Mr. Speaker, I am pleased to say a few words with respect to Motion No. 460 brought forward by the hon. member for Lambton—Kent—Middlesex. As members may or may not know, we sit on the agriculture committee together, and I know that he is a champion for farmers and agriculture.
It is no secret that Canadian farmers often experience frustration at not being able to have access to the latest technology the way their competitors do. Therefore, the intent of this motion is correct. However, in its present wording it is vague and does not underline the fact that any harmonization of production management tools must meet Canadian standards.
In speaking with the hon. member, I am assured that the intent is there. However, it is not reflected in the wording of the motion. It could potentially see products available in Canada that do not meet our standards. In other words, I believe that applying a precautionary principle here would be a prudent approach that should be taken.
As it stands today, equivalent research is already being considered in our scientific and agricultural regulatory approval processes. This does not mean, however, that such research will always satisfy all of our safety criteria. The federal government should not be given a formal blessing by Parliament to relax our economy in this regard.
According to the Canadian Federation of Agriculture, CFA, there currently exists a pesticide technology gap, which has a significant impact on the competitiveness of Canadian producers. This is largely a result of one key factor: pesticide companies often do not see the economic value in registering products in the smaller Canadian market. According to the CFA, there are ways of addressing this inequality.
The Pest Management Regulatory Agency, PMRA, must continue to harmonize its practices with other countries and encourage pesticide companies to enter into joint or multinational review processes. The PMRA must also continue to modernize the review process so it can increase the reliance of acceptable foreign reviews to make the pesticide registration process as efficient and fast as possible, while maintaining high Canadian standards for health and safety. This wording does not appear in Motion No. 460. Also, maximum residue limits need to be harmonized at a faster rate to ensure that the required pesticide products are registered and trade irritants are eliminated.
The CFA also emphasizes that in addition to the availability of products, the other issue facing farmers is the price of these products. The fact remains that producers continue to pay up to 60% more than their American competitors for pesticide products. This needs to be corrected if Canadian producers are to have a level playing field.
The PMRA is now in the process of finalizing regulations that will outline the process for registering generic pesticide products in Canada. It is important for Canadian farmers to gain access to these important pesticide products.
My understanding is that the current system needs some fine-tuning to streamline the process.
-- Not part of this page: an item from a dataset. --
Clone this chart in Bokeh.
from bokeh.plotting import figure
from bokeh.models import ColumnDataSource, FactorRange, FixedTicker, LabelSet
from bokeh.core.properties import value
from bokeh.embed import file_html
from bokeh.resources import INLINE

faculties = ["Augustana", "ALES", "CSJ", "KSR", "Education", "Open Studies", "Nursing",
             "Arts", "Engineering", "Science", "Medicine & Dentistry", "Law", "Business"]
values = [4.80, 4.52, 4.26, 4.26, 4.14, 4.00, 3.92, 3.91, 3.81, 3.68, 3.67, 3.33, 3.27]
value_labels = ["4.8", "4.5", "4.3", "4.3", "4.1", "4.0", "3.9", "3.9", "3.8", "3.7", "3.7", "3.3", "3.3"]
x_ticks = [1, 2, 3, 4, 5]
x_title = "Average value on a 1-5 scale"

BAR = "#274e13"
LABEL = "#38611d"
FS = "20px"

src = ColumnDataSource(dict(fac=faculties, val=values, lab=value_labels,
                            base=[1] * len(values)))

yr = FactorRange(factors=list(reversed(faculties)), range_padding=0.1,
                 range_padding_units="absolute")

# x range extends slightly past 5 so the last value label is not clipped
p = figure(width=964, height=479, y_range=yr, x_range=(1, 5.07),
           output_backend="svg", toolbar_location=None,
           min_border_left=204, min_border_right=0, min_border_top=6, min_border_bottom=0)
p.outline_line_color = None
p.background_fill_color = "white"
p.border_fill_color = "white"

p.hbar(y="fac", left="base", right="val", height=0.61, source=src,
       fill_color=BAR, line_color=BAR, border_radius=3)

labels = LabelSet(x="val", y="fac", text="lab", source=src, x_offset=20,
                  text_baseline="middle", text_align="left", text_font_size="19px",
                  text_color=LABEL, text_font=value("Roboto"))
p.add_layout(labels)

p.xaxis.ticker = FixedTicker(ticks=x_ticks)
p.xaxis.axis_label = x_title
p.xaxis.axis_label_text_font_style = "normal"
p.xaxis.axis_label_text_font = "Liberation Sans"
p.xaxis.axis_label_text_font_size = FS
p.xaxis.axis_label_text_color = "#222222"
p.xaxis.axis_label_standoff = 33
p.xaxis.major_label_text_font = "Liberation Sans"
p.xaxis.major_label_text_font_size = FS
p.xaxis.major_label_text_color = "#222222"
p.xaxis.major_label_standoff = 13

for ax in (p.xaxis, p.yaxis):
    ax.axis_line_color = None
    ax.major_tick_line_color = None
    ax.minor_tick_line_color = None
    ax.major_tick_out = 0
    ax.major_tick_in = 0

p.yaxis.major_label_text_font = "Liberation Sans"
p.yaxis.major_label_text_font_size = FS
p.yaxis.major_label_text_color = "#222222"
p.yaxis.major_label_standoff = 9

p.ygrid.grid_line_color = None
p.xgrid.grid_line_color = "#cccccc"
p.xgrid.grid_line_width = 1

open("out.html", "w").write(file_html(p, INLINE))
For example, as of last September there were something like 55 to 60 generic product applications still under review by the PMRA. Some of these have been there for several years. There is a need to ensure that as many of these products as possible are registered in time for the 2010 growing season, which as we all know is just around the corner.
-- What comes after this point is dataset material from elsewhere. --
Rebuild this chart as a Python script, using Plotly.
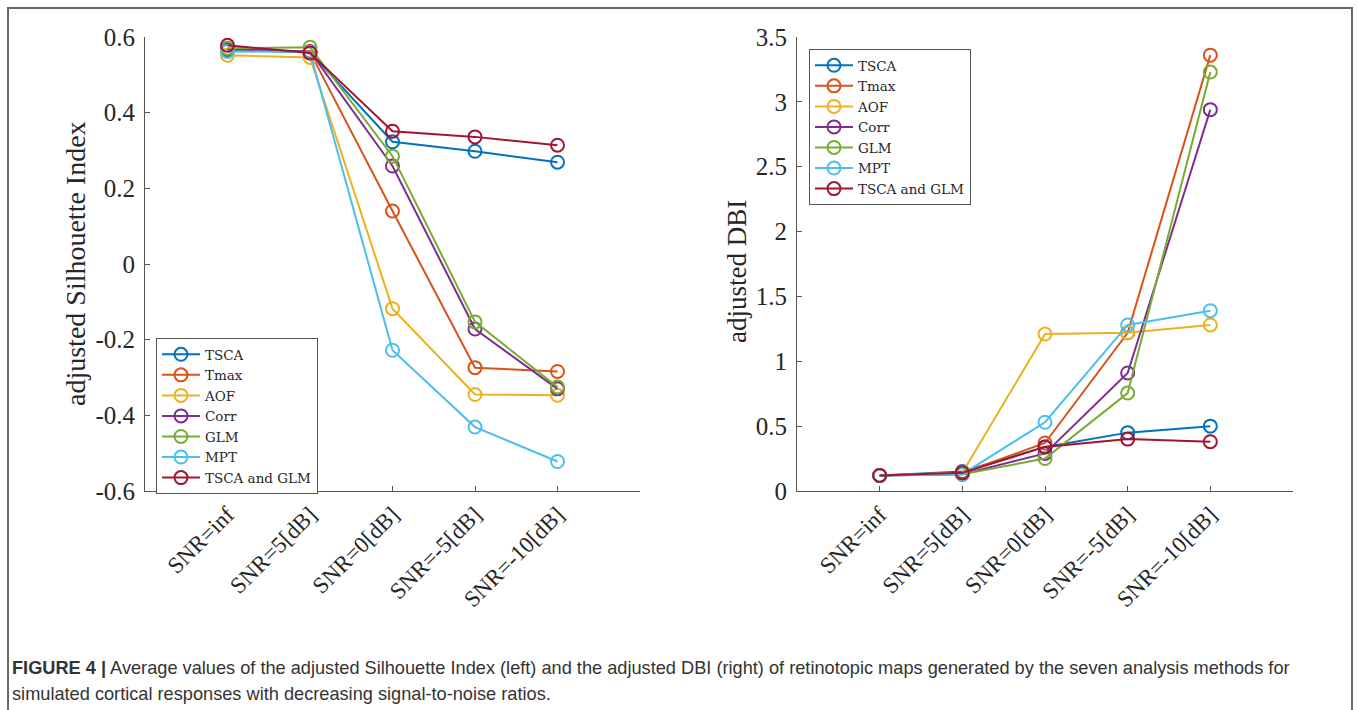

The current grower requested own use import program was developed to assist Canadian producers to access the same products as American producers. Canadian farm organizations, such as the Canadian Horticultural Council, act as a nomination committee to propose pesticide products that should enter into this program. Farmers can purchase approved products in the U.S., apply a Canadian label to them, and bring them into Canada. Unfortunately, this program has not been as successful as hoped for because the rules that restrict the eligibility of products have made it difficult to get useful and important pesticides on this list.
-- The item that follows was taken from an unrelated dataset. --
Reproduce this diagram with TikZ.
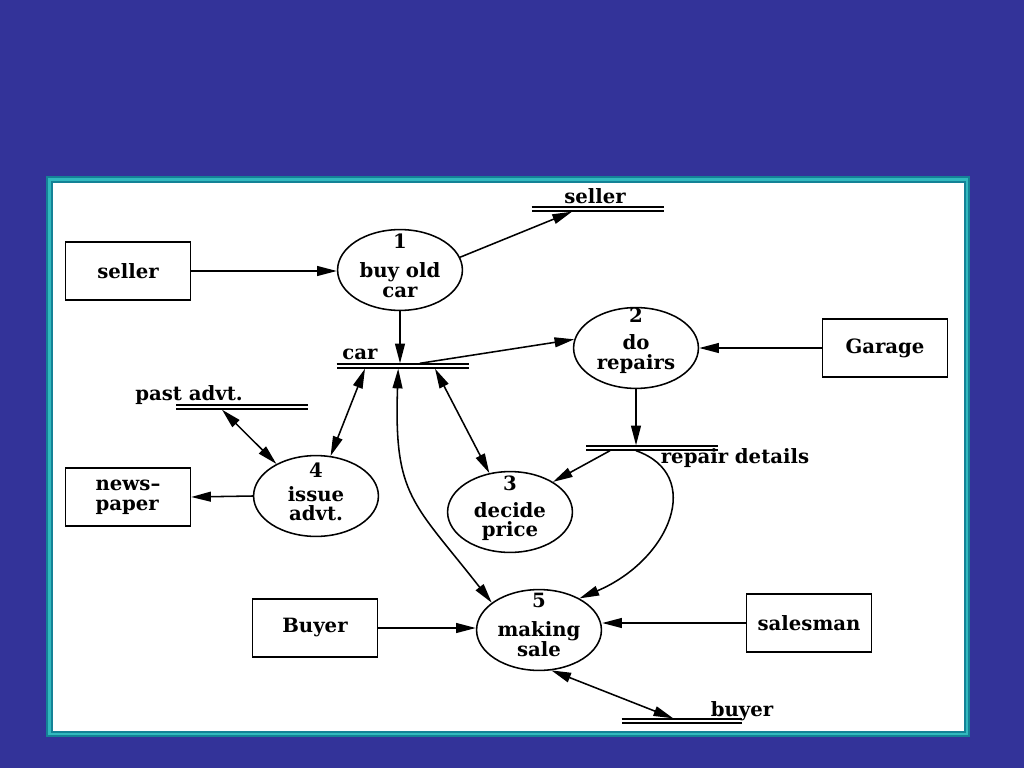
\documentclass[tikz,border=0pt]{standalone}
\usepackage{fontspec}
\setmainfont{DejaVu Serif}
\usetikzlibrary{shapes.geometric,arrows.meta,positioning,calc}
\definecolor{slideblue}{RGB}{51,51,153}
\definecolor{frameteal}{RGB}{20,130,150}
\definecolor{framelight}{RGB}{50,185,190}

\begin{document}
\begin{tikzpicture}[x=0.025cm, y=-0.025cm,
  entity/.style={rectangle, draw, line width=1.1pt, minimum width=3.12cm,
                 minimum height=1.45cm, align=center,
                 font=\fontsize{14}{14}\selectfont\bfseries},
  process/.style={ellipse, draw, line width=1.1pt, minimum width=3.12cm,
                  minimum height=2.02cm, inner sep=0pt},
  procnum/.style={font=\fontsize{14}{14}\selectfont\bfseries, inner sep=0pt},
  procname/.style={font=\fontsize{14}{14}\selectfont\bfseries, align=center,
                   inner sep=0pt},
  store/.style={rectangle, minimum height=0.12cm, inner sep=0pt},
  storeline/.style={draw, line width=1pt, double, double distance=2pt},
  storelabel/.style={font=\fontsize{14}{14}\selectfont\bfseries, inner sep=0pt},
  flow/.style={draw, line width=1.1pt, -{Triangle[length=14pt, width=7pt]}},
  dflow/.style={draw, line width=1.1pt,
                {Triangle[length=14pt, width=7pt]}-{Triangle[length=14pt, width=7pt]}},
]
  % ===== Slide background and frame =====
  \useasboundingbox (0,0) rectangle (1024,768);
  \fill[slideblue] (0,0) rectangle (1024,768);
  \fill[frameteal] (46,176) rectangle (970,737);
  \fill[framelight] (48,178) rectangle (968,735);
  \fill[frameteal] (51,181) rectangle (966,733);
  \fill[white] (53,183) rectangle (964,731);

  % ===== External entities =====
  \node[entity] (seller) at (128,271) {seller};
  \node[entity, align=left] (newspaper) at (128,497) {news--\\paper};
  \node[entity] (garage) at (885,348) {Garage};
  \node[entity] (buyer) at (315,628) {Buyer};
  \node[entity] (salesman) at (809,623) {salesman};

  % ===== Processes =====
  \node[process] (p1) at (400,270) {};
  \node[procnum] (n1) at ([yshift=-0.3cm]p1.north) {1};
  \node[procname] (t1) at ([yshift=-0.25cm]p1.center) {buy old\\car};

  \node[process] (p2) at (636,348) {};
  \node[procnum] (n2) at ([yshift=-0.2cm]p2.north) {2};
  \node[procname] (t2) at ([yshift=-0.16cm]p2.center) {do\\repairs};

  \node[process] (p3) at (510,512) {};
  \node[procnum] (n3) at ([yshift=-0.32cm]p3.north) {3};
  \node[procname] (t3) at ([yshift=-0.24cm]p3.center) {decide\\price};

  \node[process] (p4) at (316,496) {};
  \node[procnum] (n4) at ([yshift=-0.38cm]p4.north) {4};
  \node[procname] (t4) at ([yshift=-0.19cm]p4.center) {issue\\advt.};

  \node[process] (p5) at (539,630) {};
  \node[procnum] (n5) at ([yshift=-0.3cm]p5.north) {5};
  \node[procname] (t5) at ([yshift=-0.23cm]p5.center) {making\\sale};

  % ===== Data stores =====
  \node[store, minimum width=3.3cm] (sellerstore) at (598,209) {};
  \node[store, minimum width=3.3cm] (carstore) at (403,366) {};
  \node[store, minimum width=3.28cm] (paststore) at (242,407) {};
  \node[store, minimum width=3.28cm] (repairstore) at (652,448) {};
  \node[store, minimum width=3.0cm] (buyerstore) at (682,721) {};
  \foreach \s in {sellerstore,carstore,paststore,repairstore,buyerstore}
    \draw[storeline] (\s.west) -- (\s.east);

  \node[storelabel] (sellerlbl) at (595,196) {seller};
  \node[storelabel] (carlbl) at (360,354) {car};
  \node[storelabel] (pastlbl) at (189,395) {past advt.};
  \node[storelabel] (repairlbl) at (735,458) {repair details};
  \node[storelabel] (buyerlbl) at (742,711) {buyer};

  % ===== Flows =====
  \draw[flow] (seller.east) -- (seller.east -| p1.west);
  \draw[flow] (p1.12) -- ([xshift=-0.65cm]sellerstore.south);
  \draw[flow] (p1.south) -- (p1.south |- carstore.north);
  \draw[flow] ([xshift=0.42cm]carstore.north) -- (p2.172);
  \draw[flow] (garage.west) -- (p2.east);
  \draw[flow] (p2.south) -- (p2.south |- repairstore.north);
  \draw[flow] ([xshift=-1.05cm]repairstore.south) -- (p3.35);
  \draw[flow] ([xshift=-0.4cm]repairstore.south) .. controls (705,475) and (670,560) .. (p5.38);
  \draw[dflow] ([xshift=0.8cm]carstore.south) -- (p3.118);
  \draw[dflow] ([xshift=-0.95cm]carstore.south) -- (p4.70);
  \draw[dflow] ([xshift=-0.5cm]paststore.south) -- (p4.141);
  \draw[flow] (p4.west) -- (newspaper.east);
  \draw[dflow] ([xshift=-0.12cm]carstore.south) to[out=-92, in=128, looseness=1.3] (p5.150);
  \draw[flow] (buyer.east) -- (buyer.east -| p5.west);
  \draw[flow] (salesman.west) -- (p5.east |- salesman.west);
  \draw[dflow] (p5.-73) -- ([xshift=-0.22cm]buyerstore.north);

\end{tikzpicture}
\end{document}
Motion M-460 is about recognizing as equivalent to our own the scientific research and regulatory approval processes of Canada's principal trading partners, such as the United States, for products used in the agriculture sector.
I understand that the purpose of the motion is to make Canadian farmers more competitive by giving them access to commercial agricultural products similar to those used by producers in competing countries, subject to Canadian standards. However, the motion as written does not mention that last part.
It seems to me that the purpose of the motion is to enable Canadian authorities to approve products used in other countries if the scientific research and regulatory approval processes used in those countries are deemed equivalent to Canada's.
There are already agreements enabling product promoters to submit scientific data produced for the purpose of assessment by other authorities to Canadian authorities, but the system still requires promoters to submit a request for approval in Canada, and the data have to be assessed by appropriate Canadian authorities.
Some people have suggested that Canada should automatically approve any product approved in the United States. Judging by the wording in Motion M-460, we can assume the author would support such an approach. Even though he said the opposite, that is how we can interpret the wording.
That is why I cannot support Motion M-460.